_Work required_
Pictures in the data should be dropped; transcribe exactly the lines from the one that has "Give me the" through the one that has "const yTicks = [0, 0.2, 0.4, 0.6, 0.8, 1.0];".

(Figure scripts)
+-------+

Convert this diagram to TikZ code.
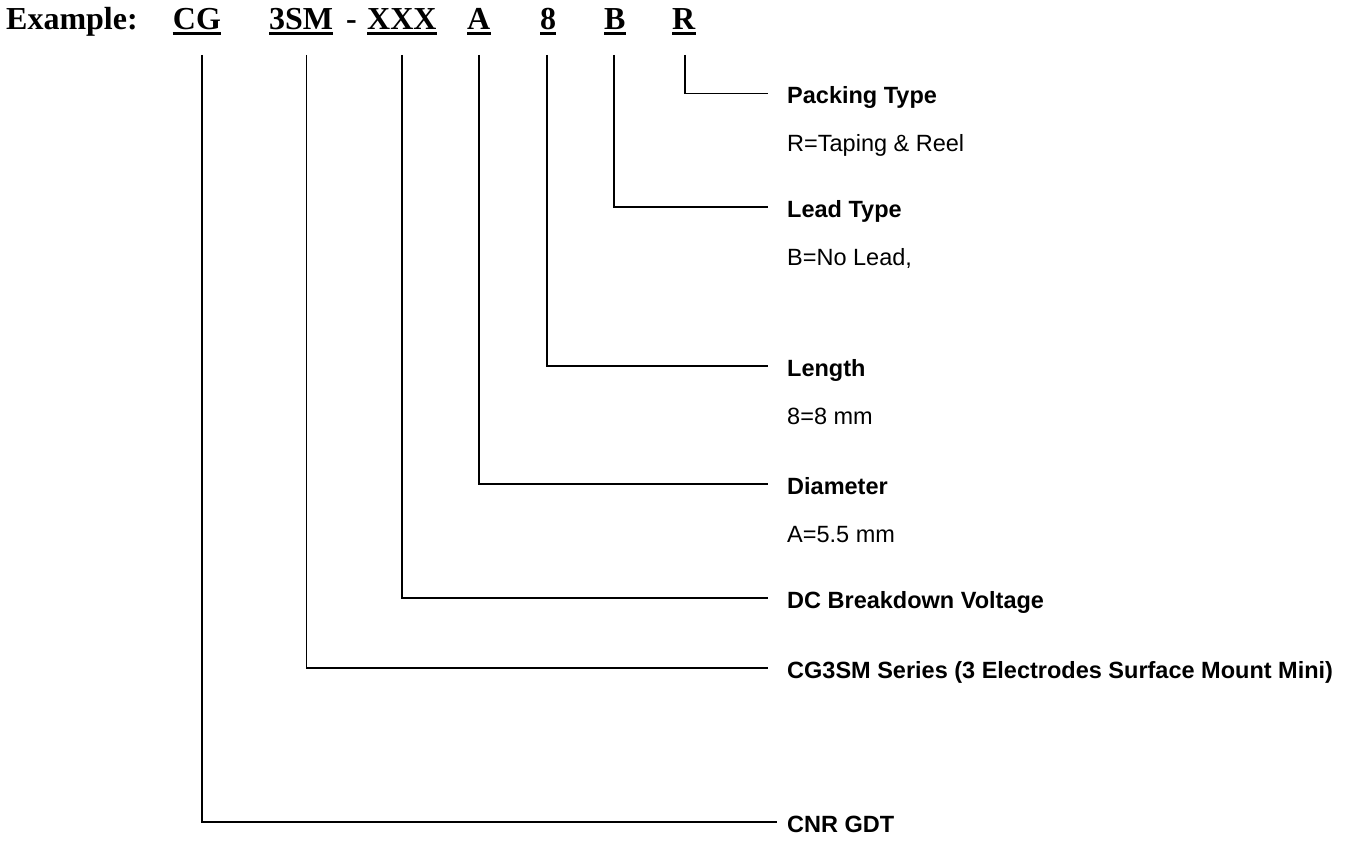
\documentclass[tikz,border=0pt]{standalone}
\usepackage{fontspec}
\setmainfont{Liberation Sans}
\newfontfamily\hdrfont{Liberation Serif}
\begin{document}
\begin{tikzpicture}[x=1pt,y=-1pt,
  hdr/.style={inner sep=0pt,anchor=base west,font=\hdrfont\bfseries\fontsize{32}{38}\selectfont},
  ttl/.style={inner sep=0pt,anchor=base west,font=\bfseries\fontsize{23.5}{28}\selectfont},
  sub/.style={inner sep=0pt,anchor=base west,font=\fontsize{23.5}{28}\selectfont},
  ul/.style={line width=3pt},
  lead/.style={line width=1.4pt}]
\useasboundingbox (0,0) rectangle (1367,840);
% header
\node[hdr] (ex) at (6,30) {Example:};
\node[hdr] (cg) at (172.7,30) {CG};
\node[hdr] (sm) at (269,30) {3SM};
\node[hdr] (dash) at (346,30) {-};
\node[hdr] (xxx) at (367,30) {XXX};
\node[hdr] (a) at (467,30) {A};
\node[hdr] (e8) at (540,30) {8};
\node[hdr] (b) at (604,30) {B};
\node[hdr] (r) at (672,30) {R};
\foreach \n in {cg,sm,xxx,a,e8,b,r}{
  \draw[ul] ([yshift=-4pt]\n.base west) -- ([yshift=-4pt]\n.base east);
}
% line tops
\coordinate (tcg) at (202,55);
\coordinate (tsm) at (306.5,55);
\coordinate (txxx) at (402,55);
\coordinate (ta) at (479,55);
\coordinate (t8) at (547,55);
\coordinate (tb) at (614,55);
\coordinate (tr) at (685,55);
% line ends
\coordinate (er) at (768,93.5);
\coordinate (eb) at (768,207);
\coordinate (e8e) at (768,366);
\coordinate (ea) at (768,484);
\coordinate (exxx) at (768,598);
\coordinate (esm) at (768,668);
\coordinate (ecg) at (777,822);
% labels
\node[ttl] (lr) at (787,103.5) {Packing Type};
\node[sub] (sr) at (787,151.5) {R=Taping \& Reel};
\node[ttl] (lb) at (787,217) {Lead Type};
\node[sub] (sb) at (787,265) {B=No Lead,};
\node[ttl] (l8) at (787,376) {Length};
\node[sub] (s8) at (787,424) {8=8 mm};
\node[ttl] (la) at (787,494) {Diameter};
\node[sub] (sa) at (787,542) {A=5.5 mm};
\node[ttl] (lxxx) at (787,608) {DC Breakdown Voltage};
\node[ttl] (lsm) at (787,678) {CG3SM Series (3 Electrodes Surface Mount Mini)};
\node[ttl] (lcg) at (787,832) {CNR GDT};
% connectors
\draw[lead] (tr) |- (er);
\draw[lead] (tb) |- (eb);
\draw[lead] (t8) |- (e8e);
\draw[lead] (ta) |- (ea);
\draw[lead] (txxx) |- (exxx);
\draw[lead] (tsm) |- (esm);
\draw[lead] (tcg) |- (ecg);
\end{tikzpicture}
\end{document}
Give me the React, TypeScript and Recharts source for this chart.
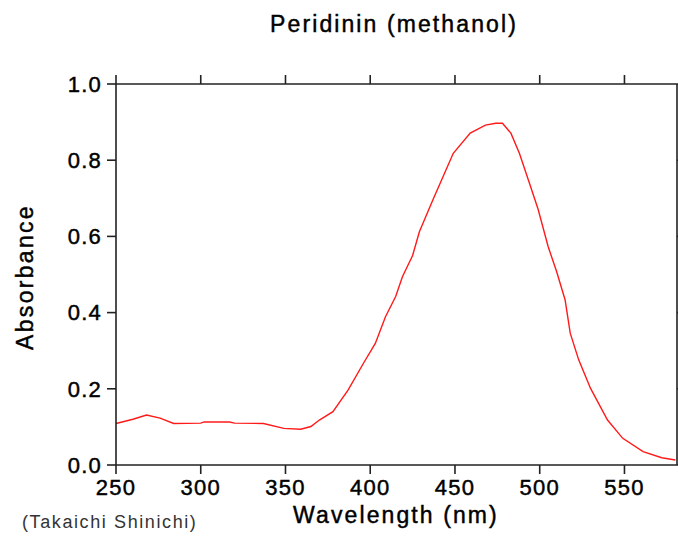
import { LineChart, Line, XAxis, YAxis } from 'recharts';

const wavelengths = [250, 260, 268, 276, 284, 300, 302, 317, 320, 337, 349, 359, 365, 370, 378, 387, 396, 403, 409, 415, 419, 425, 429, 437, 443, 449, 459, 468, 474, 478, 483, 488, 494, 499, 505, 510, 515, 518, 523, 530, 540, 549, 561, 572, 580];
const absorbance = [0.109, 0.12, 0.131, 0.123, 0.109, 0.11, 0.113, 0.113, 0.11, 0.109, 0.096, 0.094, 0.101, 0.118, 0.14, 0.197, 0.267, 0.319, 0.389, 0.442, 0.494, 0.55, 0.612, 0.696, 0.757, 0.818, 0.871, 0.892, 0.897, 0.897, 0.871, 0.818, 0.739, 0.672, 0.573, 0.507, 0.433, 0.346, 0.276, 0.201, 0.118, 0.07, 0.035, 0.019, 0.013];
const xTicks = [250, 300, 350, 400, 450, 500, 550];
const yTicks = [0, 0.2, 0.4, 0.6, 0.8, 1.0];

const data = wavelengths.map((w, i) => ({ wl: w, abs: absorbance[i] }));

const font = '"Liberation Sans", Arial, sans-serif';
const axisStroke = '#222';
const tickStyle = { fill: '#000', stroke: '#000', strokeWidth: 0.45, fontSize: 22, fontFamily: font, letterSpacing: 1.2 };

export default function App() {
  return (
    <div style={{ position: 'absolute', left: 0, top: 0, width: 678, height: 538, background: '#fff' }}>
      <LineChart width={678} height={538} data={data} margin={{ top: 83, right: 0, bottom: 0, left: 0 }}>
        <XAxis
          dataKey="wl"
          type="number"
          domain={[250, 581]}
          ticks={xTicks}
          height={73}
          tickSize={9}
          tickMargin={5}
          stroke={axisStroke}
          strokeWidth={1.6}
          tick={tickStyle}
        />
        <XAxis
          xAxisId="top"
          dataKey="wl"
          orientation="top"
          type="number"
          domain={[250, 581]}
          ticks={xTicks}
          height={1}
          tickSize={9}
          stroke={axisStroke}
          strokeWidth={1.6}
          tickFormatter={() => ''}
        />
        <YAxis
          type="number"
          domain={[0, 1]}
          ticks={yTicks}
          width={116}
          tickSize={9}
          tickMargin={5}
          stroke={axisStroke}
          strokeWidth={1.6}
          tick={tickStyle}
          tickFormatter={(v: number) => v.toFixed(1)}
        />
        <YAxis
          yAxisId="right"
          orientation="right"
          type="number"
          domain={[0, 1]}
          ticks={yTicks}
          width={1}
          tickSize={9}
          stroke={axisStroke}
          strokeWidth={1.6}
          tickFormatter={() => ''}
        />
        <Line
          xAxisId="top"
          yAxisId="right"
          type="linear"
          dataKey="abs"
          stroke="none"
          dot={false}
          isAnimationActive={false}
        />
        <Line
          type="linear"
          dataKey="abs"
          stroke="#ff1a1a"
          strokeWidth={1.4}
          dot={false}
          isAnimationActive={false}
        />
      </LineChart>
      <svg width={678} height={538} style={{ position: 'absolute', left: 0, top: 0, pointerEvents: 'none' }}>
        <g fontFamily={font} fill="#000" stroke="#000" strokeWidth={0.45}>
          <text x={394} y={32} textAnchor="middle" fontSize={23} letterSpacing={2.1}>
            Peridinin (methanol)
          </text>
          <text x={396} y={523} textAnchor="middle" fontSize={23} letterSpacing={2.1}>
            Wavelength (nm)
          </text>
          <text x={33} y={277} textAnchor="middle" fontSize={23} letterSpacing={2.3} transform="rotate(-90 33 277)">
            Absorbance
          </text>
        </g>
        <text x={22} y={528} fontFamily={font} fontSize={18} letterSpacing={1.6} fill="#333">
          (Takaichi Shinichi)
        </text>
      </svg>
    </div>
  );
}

+-------+

_Solution_
Give me the React, TypeScript and Recharts source for this chart.
import { LineChart, Line, XAxis, YAxis } from 'recharts';

const wavelengths = [250, 260, 268, 276, 284, 300, 302, 317, 320, 337, 349, 359, 365, 370, 378, 387, 396, 403, 409, 415, 419, 425, 429, 437, 443, 449, 459, 468, 474, 478, 483, 488, 494, 499, 505, 510, 515, 518, 523, 530, 540, 549, 561, 572, 580];
const absorbance = [0.109, 0.12, 0.131, 0.123, 0.109, 0.11, 0.113, 0.113, 0.11, 0.109, 0.096, 0.094, 0.101, 0.118, 0.14, 0.197, 0.267, 0.319, 0.389, 0.442, 0.494, 0.55, 0.612, 0.696, 0.757, 0.818, 0.871, 0.892, 0.897, 0.897, 0.871, 0.818, 0.739, 0.672, 0.573, 0.507, 0.433, 0.346, 0.276, 0.201, 0.118, 0.07, 0.035, 0.019, 0.013];
const xTicks = [250, 300, 350, 400, 450, 500, 550];
const yTicks = [0, 0.2, 0.4, 0.6, 0.8, 1.0];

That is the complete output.